**What the task asks:** Return the whole listing, keeping every character the same.

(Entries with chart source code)
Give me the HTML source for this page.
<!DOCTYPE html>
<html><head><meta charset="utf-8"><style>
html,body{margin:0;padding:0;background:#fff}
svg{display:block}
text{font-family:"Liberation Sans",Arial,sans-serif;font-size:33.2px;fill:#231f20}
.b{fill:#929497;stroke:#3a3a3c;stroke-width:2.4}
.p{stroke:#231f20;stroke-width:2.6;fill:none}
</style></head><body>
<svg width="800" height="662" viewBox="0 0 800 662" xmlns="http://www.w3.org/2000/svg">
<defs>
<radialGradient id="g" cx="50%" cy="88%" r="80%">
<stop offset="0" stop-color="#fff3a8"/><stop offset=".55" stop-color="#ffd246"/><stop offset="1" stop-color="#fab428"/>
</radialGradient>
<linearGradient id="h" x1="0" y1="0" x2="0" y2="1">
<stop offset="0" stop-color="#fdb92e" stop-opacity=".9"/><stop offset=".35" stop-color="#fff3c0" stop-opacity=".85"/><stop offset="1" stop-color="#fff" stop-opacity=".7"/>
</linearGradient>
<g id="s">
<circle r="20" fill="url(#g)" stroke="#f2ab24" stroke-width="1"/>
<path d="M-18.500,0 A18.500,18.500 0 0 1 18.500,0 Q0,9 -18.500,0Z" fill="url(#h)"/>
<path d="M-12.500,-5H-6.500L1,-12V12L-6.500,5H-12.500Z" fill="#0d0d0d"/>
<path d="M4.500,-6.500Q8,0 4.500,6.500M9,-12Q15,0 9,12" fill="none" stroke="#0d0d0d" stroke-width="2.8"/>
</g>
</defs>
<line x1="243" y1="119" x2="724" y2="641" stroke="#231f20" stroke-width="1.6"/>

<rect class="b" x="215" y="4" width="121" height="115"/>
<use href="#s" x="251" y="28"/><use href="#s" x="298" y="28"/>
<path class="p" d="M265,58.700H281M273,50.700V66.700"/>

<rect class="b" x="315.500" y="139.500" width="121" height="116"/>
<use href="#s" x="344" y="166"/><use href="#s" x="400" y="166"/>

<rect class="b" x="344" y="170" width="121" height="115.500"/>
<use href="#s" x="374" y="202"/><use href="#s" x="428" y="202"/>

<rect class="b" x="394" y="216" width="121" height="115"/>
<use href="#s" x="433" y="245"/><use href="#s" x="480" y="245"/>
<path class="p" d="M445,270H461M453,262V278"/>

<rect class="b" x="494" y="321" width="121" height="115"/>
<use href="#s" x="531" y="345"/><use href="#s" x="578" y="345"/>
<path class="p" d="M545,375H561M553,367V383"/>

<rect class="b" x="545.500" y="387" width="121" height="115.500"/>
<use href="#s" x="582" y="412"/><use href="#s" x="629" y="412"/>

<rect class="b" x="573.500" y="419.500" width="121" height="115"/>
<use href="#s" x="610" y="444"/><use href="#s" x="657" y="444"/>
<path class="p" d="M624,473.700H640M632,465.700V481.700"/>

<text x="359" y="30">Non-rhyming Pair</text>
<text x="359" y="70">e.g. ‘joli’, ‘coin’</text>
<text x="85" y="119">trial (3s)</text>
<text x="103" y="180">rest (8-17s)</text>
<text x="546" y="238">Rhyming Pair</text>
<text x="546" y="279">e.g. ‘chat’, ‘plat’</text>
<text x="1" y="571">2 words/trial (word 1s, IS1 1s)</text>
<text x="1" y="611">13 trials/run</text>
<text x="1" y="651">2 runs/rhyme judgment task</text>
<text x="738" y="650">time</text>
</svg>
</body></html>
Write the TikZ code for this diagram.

**Output:**
Give me the HTML source for this page.
<!DOCTYPE html>
<html><head><meta charset="utf-8"><style>
html,body{margin:0;padding:0;background:#fff}
svg{display:block}
text{font-family:"Liberation Sans",Arial,sans-serif;font-size:33.2px;fill:#231f20}
.b{fill:#929497;stroke:#3a3a3c;stroke-width:2.4}
.p{stroke:#231f20;stroke-width:2.6;fill:none}
</style></head><body>
<svg width="800" height="662" viewBox="0 0 800 662" xmlns="http://www.w3.org/2000/svg">
<defs>
<radialGradient id="g" cx="50%" cy="88%" r="80%">
<stop offset="0" stop-color="#fff3a8"/><stop offset=".55" stop-color="#ffd246"/><stop offset="1" stop-color="#fab428"/>
</radialGradient>
<linearGradient id="h" x1="0" y1="0" x2="0" y2="1">
<stop offset="0" stop-color="#fdb92e" stop-opacity=".9"/><stop offset=".35" stop-color="#fff3c0" stop-opacity=".85"/><stop offset="1" stop-color="#fff" stop-opacity=".7"/>
</linearGradient>
<g id="s">
<circle r="20" fill="url(#g)" stroke="#f2ab24" stroke-width="1"/>
<path d="M-18.500,0 A18.500,18.500 0 0 1 18.500,0 Q0,9 -18.500,0Z" fill="url(#h)"/>
<path d="M-12.500,-5H-6.500L1,-12V12L-6.500,5H-12.500Z" fill="#0d0d0d"/>
<path d="M4.500,-6.500Q8,0 4.500,6.500M9,-12Q15,0 9,12" fill="none" stroke="#0d0d0d" stroke-width="2.8"/>
</g>
</defs>
<line x1="243" y1="119" x2="724" y2="641" stroke="#231f20" stroke-width="1.6"/>

<rect class="b" x="215" y="4" width="121" height="115"/>
<use href="#s" x="251" y="28"/><use href="#s" x="298" y="28"/>
<path class="p" d="M265,58.700H281M273,50.700V66.700"/>

<rect class="b" x="315.500" y="139.500" width="121" height="116"/>
<use href="#s" x="344" y="166"/><use href="#s" x="400" y="166"/>

<rect class="b" x="344" y="170" width="121" height="115.500"/>
<use href="#s" x="374" y="202"/><use href="#s" x="428" y="202"/>

<rect class="b" x="394" y="216" width="121" height="115"/>
<use href="#s" x="433" y="245"/><use href="#s" x="480" y="245"/>
<path class="p" d="M445,270H461M453,262V278"/>

<rect class="b" x="494" y="321" width="121" height="115"/>
<use href="#s" x="531" y="345"/><use href="#s" x="578" y="345"/>
<path class="p" d="M545,375H561M553,367V383"/>

<rect class="b" x="545.500" y="387" width="121" height="115.500"/>
<use href="#s" x="582" y="412"/><use href="#s" x="629" y="412"/>

<rect class="b" x="573.500" y="419.500" width="121" height="115"/>
<use href="#s" x="610" y="444"/><use href="#s" x="657" y="444"/>
<path class="p" d="M624,473.700H640M632,465.700V481.700"/>

<text x="359" y="30">Non-rhyming Pair</text>
<text x="359" y="70">e.g. ‘joli’, ‘coin’</text>
<text x="85" y="119">trial (3s)</text>
<text x="103" y="180">rest (8-17s)</text>
<text x="546" y="238">Rhyming Pair</text>
<text x="546" y="279">e.g. ‘chat’, ‘plat’</text>
<text x="1" y="571">2 words/trial (word 1s, IS1 1s)</text>
<text x="1" y="611">13 trials/run</text>
<text x="1" y="651">2 runs/rhyme judgment task</text>
<text x="738" y="650">time</text>
</svg>
</body></html>
Write the TikZ code for this diagram.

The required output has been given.